There may be specific elements of my life that would make this kind of minimalism extremely difficult, but it wouldn’t be impossible. It would just require a commitment from everyone in my family to these ideals… but it’s a commitment I wouldn’t be able to obtain.
However, in terms of the possessions I have that are clearly “mine” and no one else’s, this type of approach certainly would be possible at the very least. After all, if this is something I believe in, why not work toward it, a step at a time?
That’s why, over the last few weeks and for a while going forward, I’m taking a cue from Nicolas Berggruen. I’m doing a pretty deep purge of my possessions as time affords it, selling off entire sets of my possessions and strongly paring down other sets.
It’s going to take a while, but as I look around and think about which possessions of mine actually matter as possessions, the number is pretty small. Many of the items I have just represent possible experiences… but the reality is that I won’t actually ever enjoy those experiences on a deep enough level to warrant having the stuff on my shelves.
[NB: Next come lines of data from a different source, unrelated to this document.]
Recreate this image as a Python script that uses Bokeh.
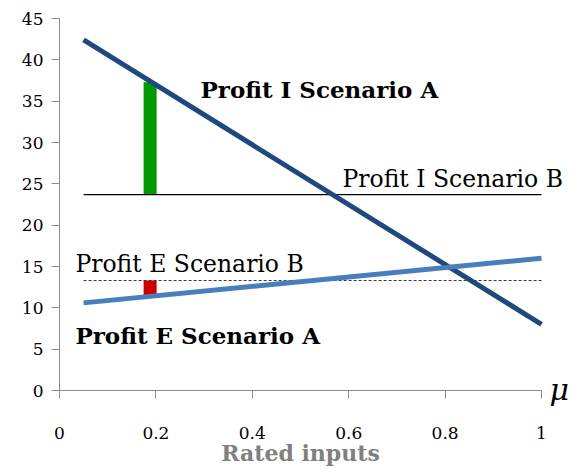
from bokeh.plotting import figure
from bokeh.models import Label, FixedTicker, Range1d
from bokeh.embed import file_html
from bokeh.resources import INLINE

# ---- data ----
x_ends = [0.05, 1.0]
profit_I_A = [42.4, 8.0]
profit_E_A = [10.6, 16.0]
profit_I_B = [23.7, 23.7]
profit_E_B = [13.3, 13.3]
gap_x = [0.188]
green_bottom = [23.7]
green_top = [37.3]
red_bottom = [11.5]
red_top = [13.3]
x_ticks = [0, 0.2, 0.4, 0.6, 0.8, 1.0]
x_tick_labels = ["0", "0.2", "0.4", "0.6", "0.8", "1"]
y_ticks = [0, 5, 10, 15, 20, 25, 30, 35, 40, 45]

FONT = "DejaVu Serif"

# the frame covers the whole canvas so that no text gets clipped;
# both axes are pinned at 0
W, H = 574, 468
LEFT, TOP = 59, 18             # pixel position of the origin's axes
PX_X, PX_Y = 482, 372          # pixels for x 0..1 and y 0..45
p = figure(frame_width=W, frame_height=H, output_backend="svg",
           toolbar_location=None,
           x_range=Range1d(-LEFT / PX_X, (W - LEFT) / PX_X),
           y_range=Range1d(45 - (H - TOP) * 45 / PX_Y, 45 + TOP * 45 / PX_Y),
           min_border_left=0, min_border_right=0, min_border_top=0,
           min_border_bottom=0)
p.outline_line_color = None
p.grid.visible = False

for ax in (p.xaxis, p.yaxis):
    ax.fixed_location = 0
    ax.axis_line_color = "#8c8c8c"
    ax.major_tick_line_color = "#8c8c8c"
    ax.minor_tick_line_color = None
    ax.major_tick_out = 8
    ax.major_tick_in = 0
    ax.major_label_text_font = FONT
    ax.major_label_text_font_size = "17px"
    ax.major_label_text_color = "black"

p.xaxis.bounds = (0, 1)
p.xaxis.ticker = FixedTicker(ticks=x_ticks)
p.xaxis.major_label_overrides = {t: l for t, l in zip(x_ticks, x_tick_labels)}
p.xaxis.major_label_standoff = 28

p.yaxis.bounds = (0, 45)
p.yaxis.ticker = FixedTicker(ticks=y_ticks)
p.yaxis.major_label_standoff = 8

p.vbar(x=gap_x, bottom=green_bottom, top=green_top, width=0.027,
       fill_color="#009900", line_color=None)
p.vbar(x=gap_x, bottom=red_bottom, top=red_top, width=0.027,
       fill_color="#cc0000", line_color=None)
p.line(x_ends, profit_I_B, line_color="black", line_width=1.2)
p.line(x_ends, profit_E_B, line_color="#333333", line_width=1, line_dash="3 2")
p.line(x_ends, profit_I_A, line_color="#1f497d", line_width=5)
p.line(x_ends, profit_E_A, line_color="#4a7ebb", line_width=5)

def lab(x, y, t, bold=False, size="23.5px", color="black", style=None, align="left"):
    p.add_layout(Label(x=x, y=y, text=t, text_font=FONT,
                       text_font_style=style or ("bold" if bold else "normal"),
                       text_font_size=size, text_color=color,
                       text_align=align, text_baseline="alphabetic"))

lab(0.2925, 36.4, "Profit I Scenario A", bold=True, size="23px")
lab(0.587, 25.6, "Profit I Scenario B")
lab(0.033, 15.25, "Profit E Scenario B")
lab(0.033, 6.7, "Profit E Scenario A", bold=True, size="23px")

# x-axis title and variable symbol
lab(0.5, -7.62, "Rated inputs", bold=True, size="22px", color="#808080", align="center")
lab(1.0166, 0.12, "μ", size="30px", style="italic")

open("out.html", "w").write(file_html(p, INLINE))
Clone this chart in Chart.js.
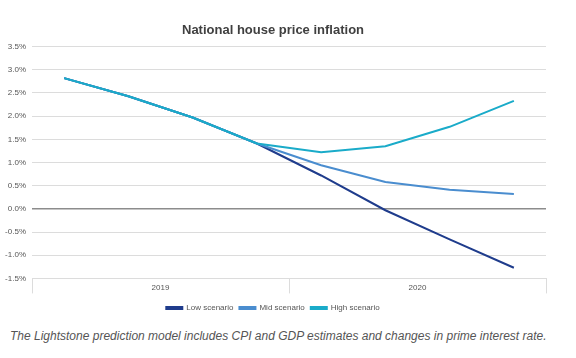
<!DOCTYPE html>
<html>
<head>
<meta charset="utf-8">
<script src="https://cdn.jsdelivr.net/npm/chart.js@4"></script>
<style>
  body { margin: 0; background: #fff; font-family: "Liberation Sans", Arial, sans-serif; }
  #wrap { position: relative; width: 560px; height: 324px; }
  #note { position: absolute; left: 10px; top: 329px; margin: 0; font-size: 12px; font-style: italic; color: #555; white-space: nowrap; }
</style>
</head>
<body>
<div id="wrap"><canvas id="chart"></canvas></div>
<p id="note">The Lightstone prediction model includes CPI and GDP estimates and changes in prime interest rate.</p>
<script>
const quarters = ['Q1 2019', 'Q2 2019', 'Q3 2019', 'Q4 2019', 'Q1 2020', 'Q2 2020', 'Q3 2020', 'Q4 2020'];
const years = ['2019', '2020'];

const lowScenario = [2.82, 2.43, 1.97, 1.41, 0.72, -0.03, -0.66, -1.27];
const midScenario = [2.82, 2.43, 1.97, 1.41, 0.94, 0.58, 0.41, 0.32];
const highScenario = [2.82, 2.43, 1.97, 1.41, 1.22, 1.35, 1.77, 2.33];

const gridColor = '#dcdcdc';
const textColor = '#555';

function series(label, data, color) {
  return {
    label: label,
    data: data,
    borderColor: color,
    backgroundColor: color,
    borderWidth: 2,
    pointRadius: 0,
    tension: 0,
    xAxisID: 'x'
  };
}

// high first so it is drawn on top; legend is reversed to read Low, Mid, High
const data = {
  labels: quarters,
  datasets: [
    series('High scenario', highScenario, '#1aabc9'),
    series('Mid scenario', midScenario, '#4a8dcf'),
    series('Low scenario', lowScenario, '#1f3c8c')
  ]
};

const config = {
  type: 'line',
  data: data,
  options: {
    responsive: true,
    maintainAspectRatio: false,
    animation: false,
    layout: { padding: { left: 0, right: 14, bottom: 2 } },
    plugins: {
      title: {
        display: true,
        text: 'National house price inflation',
        color: '#404040',
        font: { family: 'Liberation Sans', size: 13, weight: 'bold' },
        padding: { top: 23, bottom: 8 }
      },
      legend: {
        position: 'bottom',
        reverse: true,
        labels: {
          boxWidth: 16,
          boxHeight: 2,
          padding: 6,
          color: textColor,
          font: { family: 'Liberation Sans', size: 8 }
        }
      },
      tooltip: { enabled: false }
    },
    scales: {
      x: {
        type: 'category',
        offset: true,
        display: false
      },
      // long year separators, takes no height so the labels sit between them
      yearTicks: {
        type: 'category',
        labels: years,
        position: 'bottom',
        offset: true,
        weight: 0,
        grid: {
          offset: true,
          drawOnChartArea: false,
          color: gridColor,
          tickLength: 15
        },
        border: { color: gridColor },
        ticks: { display: false },
        afterFit: function (scale) { scale.height = 0; }
      },
      years: {
        type: 'category',
        labels: years,
        position: 'bottom',
        offset: true,
        weight: 1,
        grid: { display: false, drawTicks: false },
        border: { display: false },
        ticks: {
          color: textColor,
          padding: 5,
          font: { family: 'Liberation Sans', size: 8 }
        }
      },
      y: {
        min: -1.5,
        max: 3.5,
        afterFit: function (scale) { scale.width = 32; },
        ticks: {
          stepSize: 0.5,
          color: textColor,
          padding: 6,
          font: { family: 'Liberation Sans', size: 8 },
          callback: function (v) { return v.toFixed(1) + '%'; }
        },
        grid: {
          drawTicks: false,
          color: function (ctx) { return ctx.tick && ctx.tick.value === 0 ? '#8c8c8c' : gridColor; },
          lineWidth: function (ctx) { return ctx.tick && ctx.tick.value === 0 ? 1.5 : 1; }
        },
        border: { display: false }
      }
    }
  }
};

const chart = new Chart(document.getElementById('chart'), config);
</script>
</body>
</html>
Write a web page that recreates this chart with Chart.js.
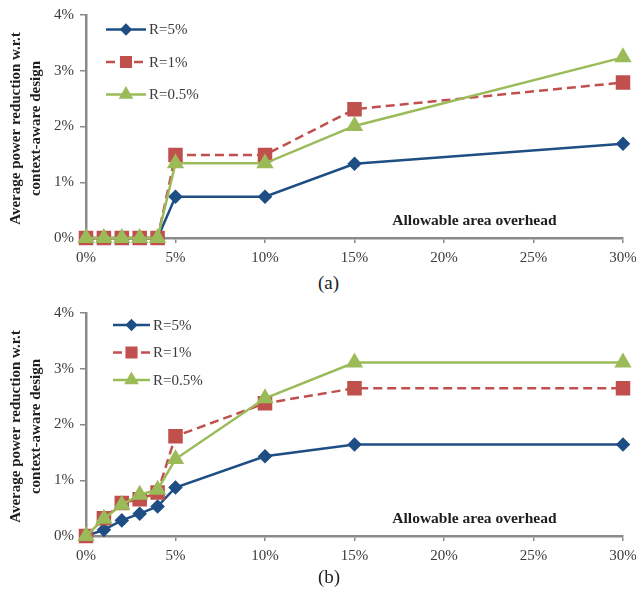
<!DOCTYPE html>
<html>
<head>
<meta charset="utf-8">
<script src="https://cdn.jsdelivr.net/npm/chart.js@4.4.0/dist/chart.umd.min.js"></script>
<style>
  html, body { margin: 0; padding: 0; background: #fff; }
  #wrap { position: relative; width: 636px; height: 593px; }
  .box { position: absolute; left: 0; width: 636px; height: 270px; }
  .cap { position: absolute; font-family: "Liberation Serif", serif; font-size: 19px; color: #222; }
</style>
</head>
<body>
<div id="wrap">
  <div class="box" style="top:0"><canvas id="chartA"></canvas></div>
  <div class="cap" style="left:318px; top:272px">(a)</div>
  <div class="box" style="top:298px"><canvas id="chartB"></canvas></div>
  <div class="cap" style="left:318px; top:566px">(b)</div>
</div>
<script>
// allowable area overhead (%)
const overhead = [0, 1, 2, 3, 4, 5, 10, 15, 30];
const seriesNames = ['R=5%', 'R=1%', 'R=0.5%'];
const xTicks = [0, 5, 10, 15, 20, 25, 30];
const yTicks = [0, 1, 2, 3, 4];
const yTitle = ['Average power reduction w.r.t', 'context-aware design'];

// (a) average power reduction (%)
const a_r5 = [0, 0, 0, 0, 0, 0.74, 0.74, 1.33, 1.69];
const a_r1 = [0, 0, 0, 0, 0, 1.49, 1.49, 2.31, 2.79];
const a_r05 = [0, 0, 0, 0, 0, 1.34, 1.34, 2.01, 3.24];

// (b) average power reduction (%)
const b_r5 = [0, 0.11, 0.28, 0.40, 0.53, 0.87, 1.43, 1.64, 1.64];
const b_r1 = [0, 0.32, 0.59, 0.66, 0.78, 1.79, 2.38, 2.65, 2.65];
const b_r05 = [0, 0.31, 0.56, 0.74, 0.83, 1.38, 2.47, 3.11, 3.11];

const serif = '"Liberation Serif", "Times New Roman", serif';
const axisGray = '#8a8a8a';
const textGray = '#3a3a3a';

function toPoints(vals) {
    return overhead.map((x, i) => ({ x: x, y: vals[i] }));
}

// legend drawn inside the plot area, top left
const insideLegend = {
    id: 'insideLegend',
    afterDraw(chart, args, opts) {
        const ctx = chart.ctx;
        ctx.save();
        chart.data.datasets.forEach((ds, i) => {
            const y = opts.top + i * opts.gap;
            ctx.strokeStyle = ds.borderColor;
            ctx.lineWidth = ds.borderWidth;
            ctx.setLineDash(ds.borderDash || []);
            ctx.beginPath();
            ctx.moveTo(opts.x0, y);
            ctx.lineTo(opts.x1, y);
            ctx.stroke();
            ctx.setLineDash([]);
            ctx.fillStyle = ds.pointBackgroundColor;
            ctx.strokeStyle = ds.pointBorderColor;
            Chart.helpers.drawPoint(ctx, {
                pointStyle: ds.pointStyle,
                radius: ds.pointRadius * 0.8,
                rotation: 0,
                borderWidth: 1
            }, (opts.x0 + opts.x1) / 2, y);
            ctx.fillStyle = textGray;
            ctx.font = '15px ' + serif;
            ctx.textAlign = 'left';
            ctx.textBaseline = 'middle';
            ctx.fillText(ds.label, opts.x1 + 3, y + 1);
        });
        ctx.restore();
    }
};

// "Allowable area overhead" note inside the plot
const areaNote = {
    id: 'areaNote',
    afterDraw(chart, args, opts) {
        const ctx = chart.ctx;
        ctx.save();
        ctx.font = 'bold 15.5px ' + serif;
        ctx.fillStyle = '#1e1e1e';
        ctx.textAlign = 'center';
        ctx.textBaseline = 'middle';
        ctx.fillText(opts.text, chart.scales.x.getPixelForValue(opts.x), chart.scales.y.getPixelForValue(opts.y));
        ctx.restore();
    }
};

// rotated two-line y axis title, centred on the plot height
const yAxisTitle = {
    id: 'yAxisTitle',
    afterDraw(chart) {
        const ctx = chart.ctx;
        const area = chart.chartArea;
        const cy = (area.top + area.bottom) / 2 + 2;
        ctx.save();
        ctx.font = 'bold 15px ' + serif;
        ctx.fillStyle = '#1e1e1e';
        ctx.textAlign = 'center';
        ctx.textBaseline = 'middle';
        yTitle.forEach((line, i) => {
            ctx.save();
            ctx.translate(16 + i * 20, cy);
            ctx.rotate(-Math.PI / 2);
            ctx.fillText(line, 0, 0);
            ctx.restore();
        });
        ctx.restore();
    }
};

function buatChart(id, r5, r1, r05, legendTop, legendGap, legendX0, legendX1) {
    const ctx = document.getElementById(id).getContext('2d');
    return new Chart(ctx, {
        type: 'line',
        data: {
            datasets: [{
                label: seriesNames[0],
                data: toPoints(r5),
                borderColor: '#1f4e85',
                borderWidth: 2.5,
                pointStyle: 'rectRot',
                pointRadius: 5.5,
                pointBackgroundColor: '#1f4e85',
                pointBorderColor: '#1f4e85',
                order: 3,
                clip: false
            }, {
                label: seriesNames[1],
                data: toPoints(r1),
                borderColor: '#c0504d',
                borderWidth: 2.5,
                borderDash: [9, 5],
                pointStyle: 'rect',
                pointRadius: 8.5,
                pointBackgroundColor: '#c0504d',
                pointBorderColor: '#c0504d',
                order: 2,
                clip: false
            }, {
                label: seriesNames[2],
                data: toPoints(r05),
                borderColor: '#9bbb59',
                borderWidth: 2.5,
                pointStyle: 'triangle',
                pointRadius: 7.5,
                pointBackgroundColor: '#9bbb59',
                pointBorderColor: '#9bbb59',
                order: 1,
                clip: false
            }]
        },
        options: {
            responsive: true,
            maintainAspectRatio: false,
            animation: false,
            layout: { padding: { top: 13, right: 13, left: 0, bottom: 0 } },
            plugins: {
                legend: { display: false },
                tooltip: { enabled: false },
                insideLegend: { top: legendTop, gap: legendGap, x0: legendX0, x1: legendX1 },
                areaNote: { text: 'Allowable area overhead', x: 21.7, y: 0.31 }
            },
            scales: {
                x: {
                    type: 'linear',
                    min: 0,
                    max: 30,
                    afterFit(scale) { scale.height = 32; scale.paddingRight = 13; },
                    afterBuildTicks(scale) { scale.ticks = xTicks.map(v => ({ value: v })); },
                    ticks: {
                        color: textGray,
                        font: { family: serif, size: 15 },
                        padding: 6,
                        maxRotation: 0,
                        callback: v => v + '%'
                    },
                    grid: { drawOnChartArea: false, color: axisGray, tickLength: 5, lineWidth: 1.5 },
                    border: { color: axisGray, width: 2.5 }
                },
                y: {
                    min: 0,
                    max: 4,
                    afterFit(scale) { scale.width = 86; },
                    afterBuildTicks(scale) { scale.ticks = yTicks.map(v => ({ value: v })); },
                    ticks: {
                        color: textGray,
                        font: { family: serif, size: 15 },
                        padding: 6,
                        callback: v => v + '%'
                    },
                    grid: { drawOnChartArea: false, color: axisGray, tickLength: 6, lineWidth: 1.5 },
                    border: { color: axisGray, width: 2.5 }
                }
            }
        },
        plugins: [insideLegend, areaNote, yAxisTitle]
    });
}

document.addEventListener('DOMContentLoaded', () => {
    buatChart('chartA', a_r5, a_r1, a_r05, 29.5, 32.5, 106, 146);
    buatChart('chartB', b_r5, b_r1, b_r05, 27, 27.5, 113, 150);
});
</script>
</body>
</html>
What I really value is experiences and time. Piles of possessions don’t really give me that, but money in the bank helps greatly.
I might not be able to live out of a single bag, but I can certainly downsize and reduce. In fact, that’s how I’m spending the rest of today.
I’m starting by purging my board game collection of the majority of my titles. I realize that most of my game playing takes place in a social context with other people who also bring games, so there’s not a burning need to maintain a big collection.
I can also pare down the vast majority of my pocket notebook collection, as I have acquired them at a faster rate than I actually use them and I have some old ones that actually have secondary market value. After that, there are a lot of possibilities.
It’s time to let go of some of my possessions, to give myself more free time and less space requirements, and the homeless billionaire is my inspiration.